Spacing Requirements: Indentations must be spaced at least three diameters apart from each other and from the edge of the sample. Testing too close to a previous mark measures "work-hardened" metal, resulting in an artificially high reading.
Hardness vs. Strength: The Design Trade-off
In technical discussions, hardness and tensile strength are often conflated, but they represent different physical behaviors.
Hardness is a surface-level resistance to localized pressure and abrasion. It correlates well with wear resistance. Strength (Tensile or Yield) is the bulk material's ability to resist deformation under a load.
For carbon steels, there is a reliable empirical correlation: as hardness increases, tensile strength typically increases. For example, a steel with a hardness of HB 300 (roughly HRC 32) will have an approximate tensile strength (Rm) of 1000 MPa.
However, the "cost" of high hardness is ductility.

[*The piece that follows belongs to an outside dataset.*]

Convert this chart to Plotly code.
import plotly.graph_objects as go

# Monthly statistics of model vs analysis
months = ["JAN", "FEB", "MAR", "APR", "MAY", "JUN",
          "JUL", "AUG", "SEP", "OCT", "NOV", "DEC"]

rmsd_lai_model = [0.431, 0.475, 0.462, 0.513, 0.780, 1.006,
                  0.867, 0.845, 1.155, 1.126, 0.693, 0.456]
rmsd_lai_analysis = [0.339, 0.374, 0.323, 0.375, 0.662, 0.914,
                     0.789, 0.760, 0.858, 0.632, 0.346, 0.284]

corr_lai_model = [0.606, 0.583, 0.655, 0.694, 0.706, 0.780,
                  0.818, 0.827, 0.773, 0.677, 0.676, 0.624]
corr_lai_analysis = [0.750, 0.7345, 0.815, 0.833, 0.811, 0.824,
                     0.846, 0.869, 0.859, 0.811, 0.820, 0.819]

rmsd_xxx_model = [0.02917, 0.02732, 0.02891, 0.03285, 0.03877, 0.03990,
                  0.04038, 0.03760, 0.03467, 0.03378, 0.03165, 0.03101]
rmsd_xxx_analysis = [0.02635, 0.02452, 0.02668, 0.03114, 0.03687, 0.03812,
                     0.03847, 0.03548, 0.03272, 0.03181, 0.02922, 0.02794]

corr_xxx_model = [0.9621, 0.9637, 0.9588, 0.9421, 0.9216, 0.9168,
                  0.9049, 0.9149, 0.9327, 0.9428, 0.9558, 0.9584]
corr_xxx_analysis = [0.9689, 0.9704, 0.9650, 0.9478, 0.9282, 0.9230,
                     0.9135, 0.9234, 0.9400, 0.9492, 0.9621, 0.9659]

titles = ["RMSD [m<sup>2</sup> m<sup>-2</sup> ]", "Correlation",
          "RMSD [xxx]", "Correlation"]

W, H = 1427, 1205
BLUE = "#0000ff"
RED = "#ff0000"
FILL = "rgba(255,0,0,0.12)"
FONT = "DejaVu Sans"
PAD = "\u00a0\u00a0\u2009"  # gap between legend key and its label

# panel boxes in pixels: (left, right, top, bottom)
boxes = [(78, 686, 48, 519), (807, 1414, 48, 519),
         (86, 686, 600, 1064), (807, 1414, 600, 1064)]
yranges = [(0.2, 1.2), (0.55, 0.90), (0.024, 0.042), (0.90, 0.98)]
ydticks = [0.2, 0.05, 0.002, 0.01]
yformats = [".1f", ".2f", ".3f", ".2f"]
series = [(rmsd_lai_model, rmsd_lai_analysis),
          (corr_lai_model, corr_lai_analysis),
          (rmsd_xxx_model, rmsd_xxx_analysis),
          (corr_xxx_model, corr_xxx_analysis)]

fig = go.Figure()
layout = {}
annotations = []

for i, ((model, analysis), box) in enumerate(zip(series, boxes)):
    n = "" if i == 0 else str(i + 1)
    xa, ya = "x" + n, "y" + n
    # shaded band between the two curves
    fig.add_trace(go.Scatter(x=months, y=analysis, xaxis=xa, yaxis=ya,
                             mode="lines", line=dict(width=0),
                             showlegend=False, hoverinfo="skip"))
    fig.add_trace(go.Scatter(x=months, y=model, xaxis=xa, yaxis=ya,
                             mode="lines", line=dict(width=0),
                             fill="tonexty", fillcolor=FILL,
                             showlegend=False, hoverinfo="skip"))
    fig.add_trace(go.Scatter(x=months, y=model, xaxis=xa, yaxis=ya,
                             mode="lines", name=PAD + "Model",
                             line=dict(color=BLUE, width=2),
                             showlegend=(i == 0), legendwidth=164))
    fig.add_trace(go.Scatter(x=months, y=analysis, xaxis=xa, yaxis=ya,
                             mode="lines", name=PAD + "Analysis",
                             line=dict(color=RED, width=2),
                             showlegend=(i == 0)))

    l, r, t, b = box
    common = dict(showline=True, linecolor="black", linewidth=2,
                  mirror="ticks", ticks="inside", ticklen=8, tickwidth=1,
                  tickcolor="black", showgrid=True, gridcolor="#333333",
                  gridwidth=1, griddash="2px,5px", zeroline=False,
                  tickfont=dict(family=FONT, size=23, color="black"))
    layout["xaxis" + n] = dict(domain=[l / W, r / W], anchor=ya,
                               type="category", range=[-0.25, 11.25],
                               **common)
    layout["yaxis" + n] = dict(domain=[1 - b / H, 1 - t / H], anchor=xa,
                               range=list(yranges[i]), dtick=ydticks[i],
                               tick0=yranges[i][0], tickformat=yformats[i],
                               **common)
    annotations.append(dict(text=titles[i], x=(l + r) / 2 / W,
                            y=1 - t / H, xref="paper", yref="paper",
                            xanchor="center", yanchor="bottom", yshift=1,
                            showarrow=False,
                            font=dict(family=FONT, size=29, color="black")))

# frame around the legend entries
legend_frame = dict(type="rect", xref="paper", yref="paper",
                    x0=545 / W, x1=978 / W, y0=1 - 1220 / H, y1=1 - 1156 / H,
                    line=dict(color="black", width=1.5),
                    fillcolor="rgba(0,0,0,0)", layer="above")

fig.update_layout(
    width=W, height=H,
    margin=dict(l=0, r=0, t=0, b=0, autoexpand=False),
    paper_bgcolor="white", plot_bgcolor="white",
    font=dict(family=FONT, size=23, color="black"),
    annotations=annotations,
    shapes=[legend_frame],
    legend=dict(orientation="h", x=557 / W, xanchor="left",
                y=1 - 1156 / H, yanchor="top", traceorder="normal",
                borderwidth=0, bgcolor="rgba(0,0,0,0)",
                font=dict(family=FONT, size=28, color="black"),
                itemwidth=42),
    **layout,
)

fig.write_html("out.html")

As you move from HRB 80 to HRC 60:
Wear resistance goes up significantly.
Tensile strength goes up.
Fracture toughness drops sharply.
Brittleness increases, making the part prone to catastrophic failure under shock loads.

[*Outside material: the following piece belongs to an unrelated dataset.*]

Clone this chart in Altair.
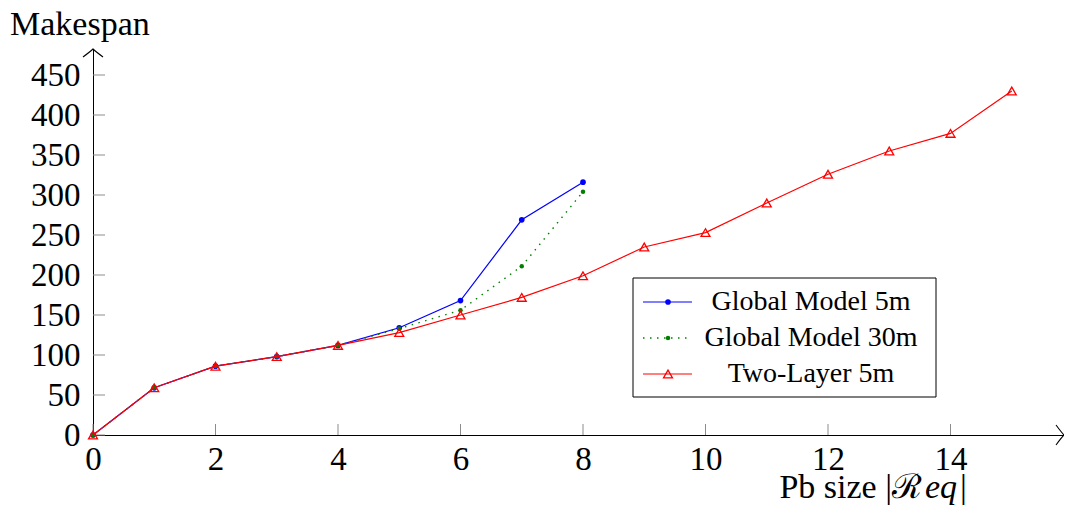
import altair as alt
import pandas as pd

# ---- data ----
x_global = [0, 1, 2, 3, 4, 5, 6, 7, 8]
global_5m = [0, 59, 86, 98, 112, 134, 168, 269, 316]
global_30m = [0, 59, 86, 98, 112, 133, 156, 211, 304]
x_two = [0, 1, 2, 3, 4, 5, 6, 7, 8, 9, 10, 11, 12, 13, 14, 15]
two_layer_5m = [0, 59, 86, 98, 112, 128, 150, 172, 199, 235, 253, 290, 326, 355, 377, 430]
x_ticks = [0, 2, 4, 6, 8, 10, 12, 14]
y_ticks = [0, 50, 100, 150, 200, 250, 300, 350, 400, 450]
series_names = ["Global Model 5m", "Global Model 30m", "Two-Layer 5m"]
x_title_parts = ["Pb size |ℛ", "eq", "|"]
y_title = "Makespan"

FONT = "Liberation Serif"
W, H = 971, 386
XMAX, YMAX = 15.853, 482.5
BLUE, GREEN, RED = "#0000ff", "#007f00", "#ff0000"

xs = alt.Scale(domain=[0, XMAX], nice=False, zero=False)
ys = alt.Scale(domain=[0, YMAX], nice=False, zero=False)

df_g5 = pd.DataFrame({"x": x_global, "y": global_5m})
df_g30 = pd.DataFrame({"x": x_global, "y": global_30m})
df_two = pd.DataFrame({"x": x_two, "y": two_layer_5m})
df_xt = pd.DataFrame({"x": x_ticks})
df_yt = pd.DataFrame({"y": y_ticks})
one = pd.DataFrame({"a": [0]})

x_axis = alt.Axis(values=x_ticks, title=None, grid=False, ticks=False, tickSize=0,
                  domainColor="black", domainWidth=1, labelFont=FONT, labelFontSize=33,
                  labelColor="black", labelPadding=8, labelFlush=False, labelOverlap=False,
                  format="d")
y_axis = alt.Axis(values=y_ticks, title=None, grid=False, ticks=False, tickSize=0,
                  domainColor="black", domainWidth=1, labelFont=FONT, labelFontSize=33,
                  labelColor="black", labelPadding=13, labelFlush=False, labelOverlap=False,
                  format="d")

X = alt.X("x:Q", scale=xs, axis=x_axis)
Y = alt.Y("y:Q", scale=ys, axis=y_axis)

# inward grey ticks
xtick = alt.Chart(df_xt).mark_rule(color="#8c8c8c", strokeWidth=1).encode(
    x=X, y=alt.value(H), y2=alt.value(H - 11))
ytick = alt.Chart(df_yt).mark_rule(color="#8c8c8c", strokeWidth=1).encode(
    y=Y, x=alt.value(0), x2=alt.value(12))

def enc(ch):
    return ch.encode(x=X, y=Y)

g5_line = enc(alt.Chart(df_g5).mark_line(color=BLUE, strokeWidth=1.2))
g5_pts = enc(alt.Chart(df_g5).mark_point(filled=True, color=BLUE, size=32, opacity=1))
g30_line = enc(alt.Chart(df_g30).mark_line(color=GREEN, strokeWidth=1.4, strokeDash=[1.5, 5.5]))
g30_pts = enc(alt.Chart(df_g30).mark_point(filled=True, color=GREEN, size=20, opacity=1))
two_line = enc(alt.Chart(df_two).mark_line(color=RED, strokeWidth=1.2))
two_pts = enc(alt.Chart(df_two).mark_point(shape="triangle-up", filled=False, color=RED,
                                          size=80, strokeWidth=1.3, opacity=1))

# axis arrows
xarrow = alt.Chart(one).mark_point(shape="M-0.8,-1Q-0.2,-0.2 0,0Q-0.2,0.2 -0.8,1",
                                  filled=False, color="black", size=400, strokeWidth=1.1,
                                  opacity=1).encode(x=alt.value(W), y=alt.value(H))
yarrow = alt.Chart(one).mark_point(shape="M-1,0.8Q-0.2,0.2 0,0Q0.2,0.2 1,0.8",
                                  filled=False, color="black", size=400, strokeWidth=1.1,
                                  opacity=1).encode(x=alt.value(0), y=alt.value(0))

# titles
ytitle = alt.Chart(one).mark_text(text=y_title, font=FONT, fontSize=34, align="left",
                                  baseline="alphabetic", color="black").encode(
    x=alt.value(-83), y=alt.value(-14))
xt1 = alt.Chart(one).mark_text(text=x_title_parts[0], font=FONT, fontSize=34, align="right",
                               baseline="alphabetic", color="black").encode(
    x=alt.value(829), y=alt.value(449))
xt2 = alt.Chart(one).mark_text(text=x_title_parts[1], font=FONT, fontSize=34, align="left",
                               fontStyle="italic", baseline="alphabetic", color="black").encode(
    x=alt.value(832), y=alt.value(449))
xt3 = alt.Chart(one).mark_text(text=x_title_parts[2], font=FONT, fontSize=34, align="left",
                               baseline="alphabetic", color="black").encode(
    x=alt.value(867), y=alt.value(449))

# legend
LX0, LX1, LY0, LY1 = 540, 843, 229, 348
rows = [253, 289, 325]
lg = [alt.Chart(one).mark_rect(fill="white", stroke="black", strokeWidth=1).encode(
    x=alt.value(LX0), x2=alt.value(LX1), y=alt.value(LY0), y2=alt.value(LY1))]
styles = [
    dict(color=BLUE, strokeWidth=1.2),
    dict(color=GREEN, strokeWidth=1.4, strokeDash=[1.5, 5.5]),
    dict(color=RED, strokeWidth=1.2),
]
markers = [
    dict(filled=True, color=BLUE, size=32, opacity=1),
    dict(filled=True, color=GREEN, size=20, opacity=1),
    dict(shape="triangle-up", filled=False, color=RED, size=80, strokeWidth=1.3, opacity=1),
]
for name, ry, st, mk in zip(series_names, rows, styles, markers):
    lg.append(alt.Chart(one).mark_rule(**st).encode(
        x=alt.value(550), x2=alt.value(599), y=alt.value(ry)))
    lg.append(alt.Chart(one).mark_point(**mk).encode(x=alt.value(575), y=alt.value(ry)))
    lg.append(alt.Chart(one).mark_text(text=name, font=FONT, fontSize=28, align="center",
                                       baseline="alphabetic", color="black").encode(
        x=alt.value(718), y=alt.value(ry + 8)))

chart = alt.layer(
    xtick, ytick, g5_line, g5_pts, g30_line, g30_pts, two_line, two_pts,
    xarrow, yarrow, ytitle, xt1, xt2, xt3, *lg
).resolve_scale(x="shared", y="shared").properties(
    width=W, height=H,
    autosize=alt.AutoSizeParams(type="none"),
    padding={"left": 85, "top": 41, "right": 0, "bottom": 71},
).configure_view(stroke=None)

chart.save("out.html", embed_options={"renderer": "svg", "actions": False})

Final Practical Considerations
When selecting carbon steel based on Rockwell values, the "hardest" steel is rarely the best choice for structural applications. For instance, a 1045 carbon steel bolt hardened to HRC 55 might seem superior because of its strength, but it lacks the ability to "stretch" before breaking. In a high-vibration environment, that bolt may snap, whereas a bolt tempered to a more moderate HRC 30 would survive by slightly deforming.